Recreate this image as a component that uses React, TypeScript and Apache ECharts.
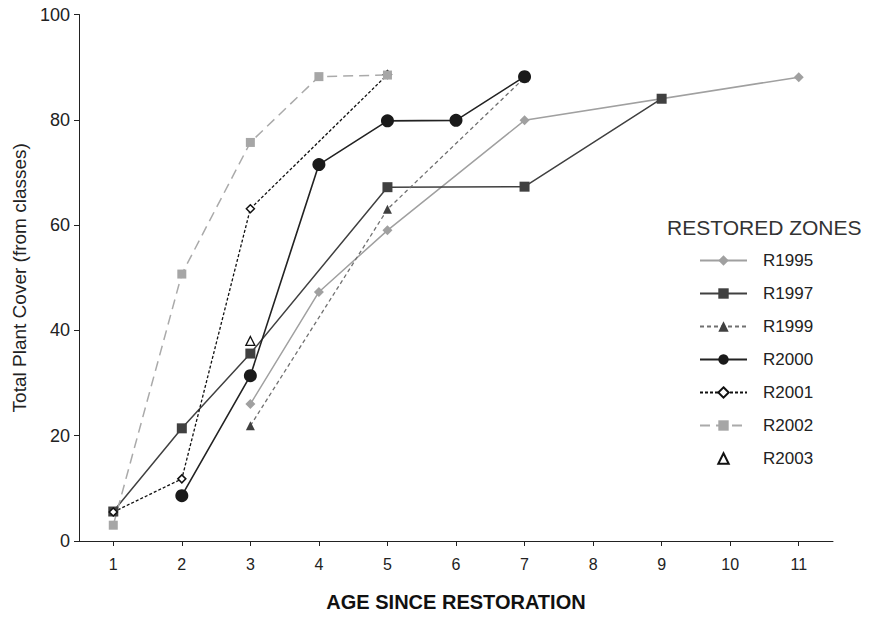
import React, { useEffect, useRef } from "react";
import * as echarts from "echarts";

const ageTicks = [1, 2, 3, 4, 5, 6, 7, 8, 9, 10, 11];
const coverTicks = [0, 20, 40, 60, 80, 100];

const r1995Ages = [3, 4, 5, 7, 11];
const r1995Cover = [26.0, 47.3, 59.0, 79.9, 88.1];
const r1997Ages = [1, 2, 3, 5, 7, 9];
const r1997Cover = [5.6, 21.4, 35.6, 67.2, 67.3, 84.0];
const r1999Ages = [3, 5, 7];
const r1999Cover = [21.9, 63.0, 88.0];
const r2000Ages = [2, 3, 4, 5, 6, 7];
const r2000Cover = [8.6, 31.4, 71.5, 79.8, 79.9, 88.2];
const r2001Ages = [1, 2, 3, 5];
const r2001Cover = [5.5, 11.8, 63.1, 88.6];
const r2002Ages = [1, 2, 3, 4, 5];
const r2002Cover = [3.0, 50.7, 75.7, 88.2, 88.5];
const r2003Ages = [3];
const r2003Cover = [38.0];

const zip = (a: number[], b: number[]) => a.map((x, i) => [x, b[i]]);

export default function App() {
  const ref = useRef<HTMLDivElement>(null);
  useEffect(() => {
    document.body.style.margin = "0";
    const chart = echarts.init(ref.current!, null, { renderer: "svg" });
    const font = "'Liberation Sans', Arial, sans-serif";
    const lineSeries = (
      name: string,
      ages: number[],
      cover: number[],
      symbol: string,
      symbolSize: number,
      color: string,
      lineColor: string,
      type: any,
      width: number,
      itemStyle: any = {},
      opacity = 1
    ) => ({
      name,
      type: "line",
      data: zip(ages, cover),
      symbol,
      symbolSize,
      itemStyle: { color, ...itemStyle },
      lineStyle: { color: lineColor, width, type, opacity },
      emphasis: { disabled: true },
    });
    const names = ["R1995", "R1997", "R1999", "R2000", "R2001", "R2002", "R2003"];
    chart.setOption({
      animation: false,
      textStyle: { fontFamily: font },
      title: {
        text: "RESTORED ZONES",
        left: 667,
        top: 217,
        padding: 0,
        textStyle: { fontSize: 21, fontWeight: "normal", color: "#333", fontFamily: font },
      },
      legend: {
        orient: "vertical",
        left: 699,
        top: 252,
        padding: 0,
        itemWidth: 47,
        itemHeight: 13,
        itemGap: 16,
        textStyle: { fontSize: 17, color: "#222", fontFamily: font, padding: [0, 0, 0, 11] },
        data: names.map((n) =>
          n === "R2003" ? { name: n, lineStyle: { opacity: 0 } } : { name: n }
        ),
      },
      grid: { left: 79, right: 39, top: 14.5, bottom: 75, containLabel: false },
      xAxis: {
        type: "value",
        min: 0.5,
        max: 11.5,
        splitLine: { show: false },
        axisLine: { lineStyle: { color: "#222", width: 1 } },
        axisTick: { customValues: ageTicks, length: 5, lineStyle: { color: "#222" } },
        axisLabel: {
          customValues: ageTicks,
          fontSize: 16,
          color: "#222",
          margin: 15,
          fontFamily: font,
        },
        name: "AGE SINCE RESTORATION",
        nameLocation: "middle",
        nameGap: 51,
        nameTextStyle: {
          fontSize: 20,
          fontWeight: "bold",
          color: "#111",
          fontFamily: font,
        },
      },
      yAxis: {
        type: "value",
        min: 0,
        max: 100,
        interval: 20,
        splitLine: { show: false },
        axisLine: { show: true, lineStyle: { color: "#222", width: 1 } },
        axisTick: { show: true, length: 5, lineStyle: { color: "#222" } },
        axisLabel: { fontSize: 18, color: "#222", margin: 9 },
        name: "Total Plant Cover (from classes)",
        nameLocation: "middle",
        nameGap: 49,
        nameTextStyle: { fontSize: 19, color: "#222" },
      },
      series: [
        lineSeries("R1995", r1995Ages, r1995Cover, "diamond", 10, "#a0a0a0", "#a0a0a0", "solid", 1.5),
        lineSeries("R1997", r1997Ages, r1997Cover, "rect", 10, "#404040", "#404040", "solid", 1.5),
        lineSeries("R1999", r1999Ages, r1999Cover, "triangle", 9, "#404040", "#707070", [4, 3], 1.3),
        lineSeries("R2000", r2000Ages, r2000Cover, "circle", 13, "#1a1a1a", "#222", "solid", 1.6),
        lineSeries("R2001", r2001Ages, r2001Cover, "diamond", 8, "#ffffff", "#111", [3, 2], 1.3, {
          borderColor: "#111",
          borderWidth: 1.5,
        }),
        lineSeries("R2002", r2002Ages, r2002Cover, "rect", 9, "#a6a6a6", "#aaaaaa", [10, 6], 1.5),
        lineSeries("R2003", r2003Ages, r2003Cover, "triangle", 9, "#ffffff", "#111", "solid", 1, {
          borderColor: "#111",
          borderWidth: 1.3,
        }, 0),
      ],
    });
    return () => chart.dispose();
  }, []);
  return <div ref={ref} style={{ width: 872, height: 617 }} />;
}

──────────────────────────────

◆ Directions for this task: From the first line of the material down to the line containing "const zip = (a: number[], b: number[])", inclusive, return each line exactly, skipping any picture.

◆ Right answer:
Recreate this image as a component that uses React, TypeScript and Apache ECharts.
import React, { useEffect, useRef } from "react";
import * as echarts from "echarts";

const ageTicks = [1, 2, 3, 4, 5, 6, 7, 8, 9, 10, 11];
const coverTicks = [0, 20, 40, 60, 80, 100];

const r1995Ages = [3, 4, 5, 7, 11];
const r1995Cover = [26.0, 47.3, 59.0, 79.9, 88.1];
const r1997Ages = [1, 2, 3, 5, 7, 9];
const r1997Cover = [5.6, 21.4, 35.6, 67.2, 67.3, 84.0];
const r1999Ages = [3, 5, 7];
const r1999Cover = [21.9, 63.0, 88.0];
const r2000Ages = [2, 3, 4, 5, 6, 7];
const r2000Cover = [8.6, 31.4, 71.5, 79.8, 79.9, 88.2];
const r2001Ages = [1, 2, 3, 5];
const r2001Cover = [5.5, 11.8, 63.1, 88.6];
const r2002Ages = [1, 2, 3, 4, 5];
const r2002Cover = [3.0, 50.7, 75.7, 88.2, 88.5];
const r2003Ages = [3];
const r2003Cover = [38.0];

const zip = (a: number[], b: number[]) => a.map((x, i) => [x, b[i]]);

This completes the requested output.